Filing your 2020 tax return at the right time is quite important this year because if you do so, you could get a bigger stimulus check. The Senate is likely to pass President Joe Biden’s $1.9 trillion COVID-19 relief package, which would give eligible Americans stimulus check payments of $1,400 as the maximum amount.

Until now, the eligibility criteria are the same as the first two checks—individuals with up to $75,000 as adjusted gross income and married couples filing jointly with up to $150,000 as adjusted gross income will get the full stimulus check amount. However, these details may change as the Senate discusses the bill. Irrespective, filing your tax return before or after the relief package is passed may affect the size of your stimulus check.
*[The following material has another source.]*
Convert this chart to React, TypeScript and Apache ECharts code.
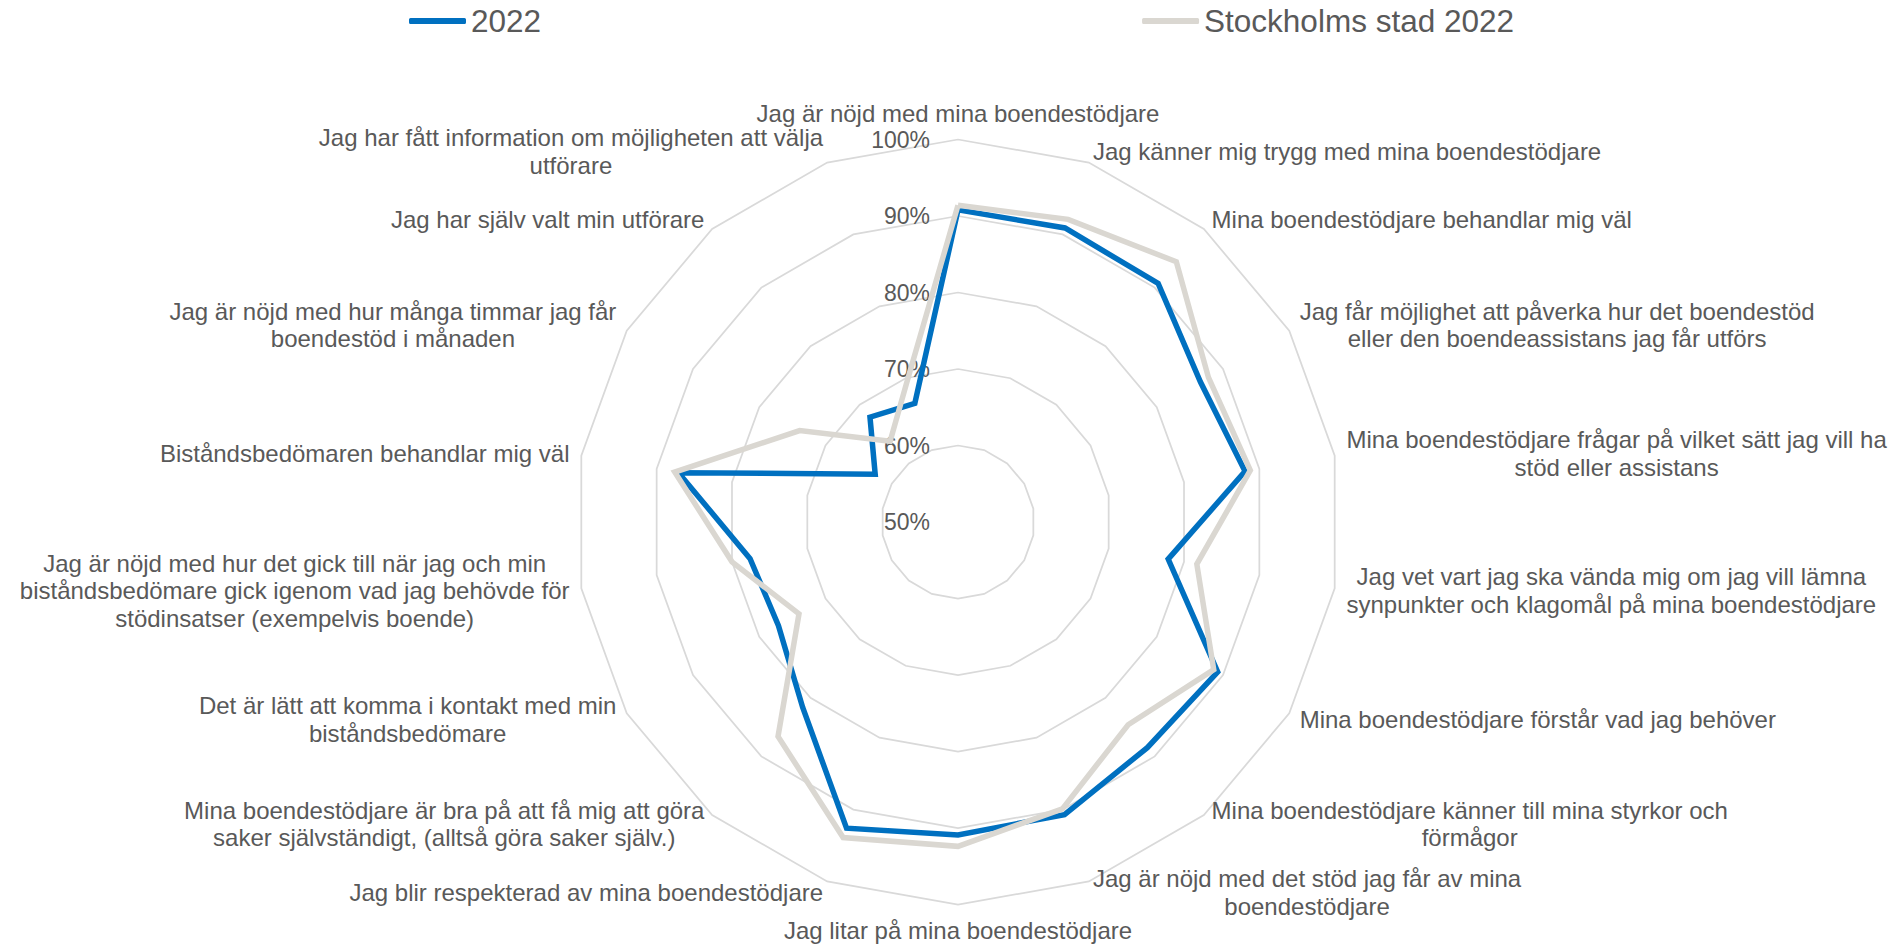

When you should file early

You should file your 2020 tax return before the new relief package is passed if your income dropped between 2019 and 2020, or you had a baby or brought another child or dependent into your household. In any such situation, you could claim any previous stimulus payments owed on your account as a recovery rebate credit and ensure you have the latest information on file for the new round of stimulus checks. This could reduce the amount you owe or lead to a larger tax refund.

If you recently moved or changed your bank accounts, file your tax return now so that the IRS doesn’t send the payments to the bank account or address to which the previous stimulus payments were sent.
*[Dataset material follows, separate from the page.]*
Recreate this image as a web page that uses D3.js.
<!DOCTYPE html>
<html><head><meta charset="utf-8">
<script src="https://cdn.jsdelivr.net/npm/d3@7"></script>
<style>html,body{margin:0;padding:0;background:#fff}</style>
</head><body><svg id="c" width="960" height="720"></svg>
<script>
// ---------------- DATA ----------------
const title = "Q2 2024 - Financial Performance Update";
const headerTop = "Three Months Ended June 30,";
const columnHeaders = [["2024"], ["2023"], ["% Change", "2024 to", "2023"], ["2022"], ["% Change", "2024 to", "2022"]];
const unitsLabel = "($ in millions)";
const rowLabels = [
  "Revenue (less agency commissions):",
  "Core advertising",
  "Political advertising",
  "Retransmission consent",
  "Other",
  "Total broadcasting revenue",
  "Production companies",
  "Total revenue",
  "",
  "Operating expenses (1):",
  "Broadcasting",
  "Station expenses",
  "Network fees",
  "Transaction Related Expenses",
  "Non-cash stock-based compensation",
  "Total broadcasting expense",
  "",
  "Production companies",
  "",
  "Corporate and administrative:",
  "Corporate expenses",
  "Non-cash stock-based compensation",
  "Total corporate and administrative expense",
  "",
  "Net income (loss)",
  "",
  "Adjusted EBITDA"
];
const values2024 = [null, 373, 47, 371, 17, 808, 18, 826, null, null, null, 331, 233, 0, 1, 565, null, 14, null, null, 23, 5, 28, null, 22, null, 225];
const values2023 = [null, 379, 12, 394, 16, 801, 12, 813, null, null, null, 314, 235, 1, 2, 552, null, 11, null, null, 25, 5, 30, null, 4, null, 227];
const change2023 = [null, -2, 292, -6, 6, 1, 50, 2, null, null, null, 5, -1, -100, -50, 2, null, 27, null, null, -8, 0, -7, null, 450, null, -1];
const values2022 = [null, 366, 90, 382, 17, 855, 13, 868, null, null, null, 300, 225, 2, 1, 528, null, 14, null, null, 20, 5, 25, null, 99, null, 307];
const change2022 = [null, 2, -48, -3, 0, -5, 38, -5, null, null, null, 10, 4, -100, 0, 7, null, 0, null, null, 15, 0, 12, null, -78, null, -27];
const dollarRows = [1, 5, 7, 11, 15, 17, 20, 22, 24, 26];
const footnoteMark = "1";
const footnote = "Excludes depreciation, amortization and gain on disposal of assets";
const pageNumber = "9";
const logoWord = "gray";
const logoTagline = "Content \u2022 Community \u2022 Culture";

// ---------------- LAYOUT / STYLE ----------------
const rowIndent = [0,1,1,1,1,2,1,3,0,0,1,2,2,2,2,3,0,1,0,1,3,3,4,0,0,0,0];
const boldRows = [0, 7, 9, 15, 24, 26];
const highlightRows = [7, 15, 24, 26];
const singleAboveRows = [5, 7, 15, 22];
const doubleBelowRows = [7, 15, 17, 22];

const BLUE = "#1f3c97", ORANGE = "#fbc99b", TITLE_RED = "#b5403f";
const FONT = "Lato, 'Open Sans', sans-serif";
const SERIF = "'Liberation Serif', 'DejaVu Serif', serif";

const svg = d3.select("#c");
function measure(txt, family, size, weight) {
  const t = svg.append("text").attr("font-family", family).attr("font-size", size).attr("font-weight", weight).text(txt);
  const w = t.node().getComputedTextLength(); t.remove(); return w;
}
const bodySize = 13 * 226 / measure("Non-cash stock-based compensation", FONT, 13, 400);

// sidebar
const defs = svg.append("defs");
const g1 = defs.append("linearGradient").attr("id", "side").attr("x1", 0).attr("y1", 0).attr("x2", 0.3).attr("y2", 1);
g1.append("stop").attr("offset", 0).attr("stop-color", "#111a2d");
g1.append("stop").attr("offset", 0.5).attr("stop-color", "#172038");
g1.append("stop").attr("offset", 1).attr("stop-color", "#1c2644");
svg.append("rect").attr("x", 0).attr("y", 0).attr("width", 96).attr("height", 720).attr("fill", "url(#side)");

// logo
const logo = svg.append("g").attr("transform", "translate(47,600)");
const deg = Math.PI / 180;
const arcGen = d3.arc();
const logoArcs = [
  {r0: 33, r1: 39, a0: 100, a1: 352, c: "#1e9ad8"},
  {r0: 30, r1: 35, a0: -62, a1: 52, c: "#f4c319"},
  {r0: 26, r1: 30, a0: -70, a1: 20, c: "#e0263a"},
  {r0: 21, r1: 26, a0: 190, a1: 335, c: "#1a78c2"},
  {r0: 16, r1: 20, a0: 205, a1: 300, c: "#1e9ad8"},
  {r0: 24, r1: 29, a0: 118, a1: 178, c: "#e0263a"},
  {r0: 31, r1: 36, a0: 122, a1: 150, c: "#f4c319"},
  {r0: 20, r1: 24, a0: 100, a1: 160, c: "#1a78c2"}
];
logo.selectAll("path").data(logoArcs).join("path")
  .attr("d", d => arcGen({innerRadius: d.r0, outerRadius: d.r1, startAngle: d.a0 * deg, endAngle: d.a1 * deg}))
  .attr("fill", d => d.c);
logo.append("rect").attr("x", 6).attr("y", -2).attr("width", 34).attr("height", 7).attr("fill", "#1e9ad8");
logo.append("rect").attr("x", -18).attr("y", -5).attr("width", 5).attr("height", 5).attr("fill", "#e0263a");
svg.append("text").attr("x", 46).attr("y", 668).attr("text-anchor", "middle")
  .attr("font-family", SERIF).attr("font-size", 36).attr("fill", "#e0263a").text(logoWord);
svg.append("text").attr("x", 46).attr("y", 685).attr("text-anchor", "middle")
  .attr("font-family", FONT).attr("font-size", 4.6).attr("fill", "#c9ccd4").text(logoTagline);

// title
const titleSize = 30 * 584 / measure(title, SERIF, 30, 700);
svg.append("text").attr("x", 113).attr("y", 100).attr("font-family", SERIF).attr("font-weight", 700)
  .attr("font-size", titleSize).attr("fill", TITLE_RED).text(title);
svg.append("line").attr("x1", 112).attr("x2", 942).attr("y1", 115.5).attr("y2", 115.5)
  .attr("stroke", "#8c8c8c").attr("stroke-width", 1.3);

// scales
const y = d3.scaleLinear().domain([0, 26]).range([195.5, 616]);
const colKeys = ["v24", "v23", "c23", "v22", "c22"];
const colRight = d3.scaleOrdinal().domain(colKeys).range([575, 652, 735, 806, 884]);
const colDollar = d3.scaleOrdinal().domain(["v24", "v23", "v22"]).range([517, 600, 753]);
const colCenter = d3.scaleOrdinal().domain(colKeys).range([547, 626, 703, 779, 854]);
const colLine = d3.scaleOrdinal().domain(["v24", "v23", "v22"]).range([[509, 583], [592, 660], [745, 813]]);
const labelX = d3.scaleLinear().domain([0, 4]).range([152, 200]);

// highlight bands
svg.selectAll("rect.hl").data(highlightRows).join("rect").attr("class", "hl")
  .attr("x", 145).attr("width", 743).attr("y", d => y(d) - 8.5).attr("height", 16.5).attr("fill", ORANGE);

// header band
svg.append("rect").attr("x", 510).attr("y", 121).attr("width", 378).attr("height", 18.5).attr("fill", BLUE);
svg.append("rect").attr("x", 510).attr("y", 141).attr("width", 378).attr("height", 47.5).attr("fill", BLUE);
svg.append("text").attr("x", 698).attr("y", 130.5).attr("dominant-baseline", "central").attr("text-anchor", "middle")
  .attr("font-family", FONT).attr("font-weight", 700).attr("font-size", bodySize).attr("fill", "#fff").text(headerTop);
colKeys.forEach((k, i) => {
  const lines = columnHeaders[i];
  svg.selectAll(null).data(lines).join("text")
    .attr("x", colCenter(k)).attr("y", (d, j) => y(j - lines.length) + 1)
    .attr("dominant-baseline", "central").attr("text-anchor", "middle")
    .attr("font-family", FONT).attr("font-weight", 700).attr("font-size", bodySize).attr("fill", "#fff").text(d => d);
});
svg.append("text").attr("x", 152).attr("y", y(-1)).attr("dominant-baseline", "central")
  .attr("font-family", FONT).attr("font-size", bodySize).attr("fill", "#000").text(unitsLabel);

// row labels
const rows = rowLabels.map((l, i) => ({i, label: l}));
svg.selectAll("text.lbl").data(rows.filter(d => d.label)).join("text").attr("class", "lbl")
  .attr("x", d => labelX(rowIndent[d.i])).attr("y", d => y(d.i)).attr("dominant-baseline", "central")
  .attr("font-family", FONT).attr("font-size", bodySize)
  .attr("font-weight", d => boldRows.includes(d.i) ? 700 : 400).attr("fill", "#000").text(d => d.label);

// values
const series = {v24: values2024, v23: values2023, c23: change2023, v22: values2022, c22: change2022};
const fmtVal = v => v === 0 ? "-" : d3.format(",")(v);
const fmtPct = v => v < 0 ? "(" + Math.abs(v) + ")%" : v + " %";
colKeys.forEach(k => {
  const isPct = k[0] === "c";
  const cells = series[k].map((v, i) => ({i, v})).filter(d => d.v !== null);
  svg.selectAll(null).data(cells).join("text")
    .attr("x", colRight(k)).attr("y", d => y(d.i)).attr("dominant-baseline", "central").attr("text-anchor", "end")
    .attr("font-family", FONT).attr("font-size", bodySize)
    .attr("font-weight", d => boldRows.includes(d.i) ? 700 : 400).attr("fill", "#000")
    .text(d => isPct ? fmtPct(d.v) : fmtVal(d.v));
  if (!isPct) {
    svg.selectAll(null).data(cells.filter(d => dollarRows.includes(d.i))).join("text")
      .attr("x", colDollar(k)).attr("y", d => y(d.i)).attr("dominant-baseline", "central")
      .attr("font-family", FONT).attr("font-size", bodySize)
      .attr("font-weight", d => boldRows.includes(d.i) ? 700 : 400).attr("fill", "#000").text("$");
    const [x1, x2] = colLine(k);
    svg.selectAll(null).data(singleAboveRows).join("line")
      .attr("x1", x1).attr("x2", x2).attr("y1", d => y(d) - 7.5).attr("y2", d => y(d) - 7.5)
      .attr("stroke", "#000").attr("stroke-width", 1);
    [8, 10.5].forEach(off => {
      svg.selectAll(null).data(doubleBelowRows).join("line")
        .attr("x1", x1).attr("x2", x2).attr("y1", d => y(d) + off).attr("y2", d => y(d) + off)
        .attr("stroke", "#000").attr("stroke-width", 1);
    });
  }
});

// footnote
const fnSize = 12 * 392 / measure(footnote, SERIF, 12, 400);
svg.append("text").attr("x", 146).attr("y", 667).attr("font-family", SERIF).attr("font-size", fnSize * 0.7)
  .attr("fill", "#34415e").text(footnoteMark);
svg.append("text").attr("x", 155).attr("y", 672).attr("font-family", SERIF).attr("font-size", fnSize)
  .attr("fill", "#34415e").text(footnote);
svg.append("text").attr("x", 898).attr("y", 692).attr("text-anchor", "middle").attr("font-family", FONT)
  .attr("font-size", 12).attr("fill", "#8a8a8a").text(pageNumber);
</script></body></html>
When you should wait to file

You may want to hold off on filing your tax return until the latest relief package is passed if you made more money in 2020. This way, the payment will be calculated using your 2019 income information. If you belong to this category, you may want to calculate your 2020 adjusted gross income and compare it to the guidelines in the new stimulus bill proposal.

Time your tax-filing well to make the most of the latest relief package.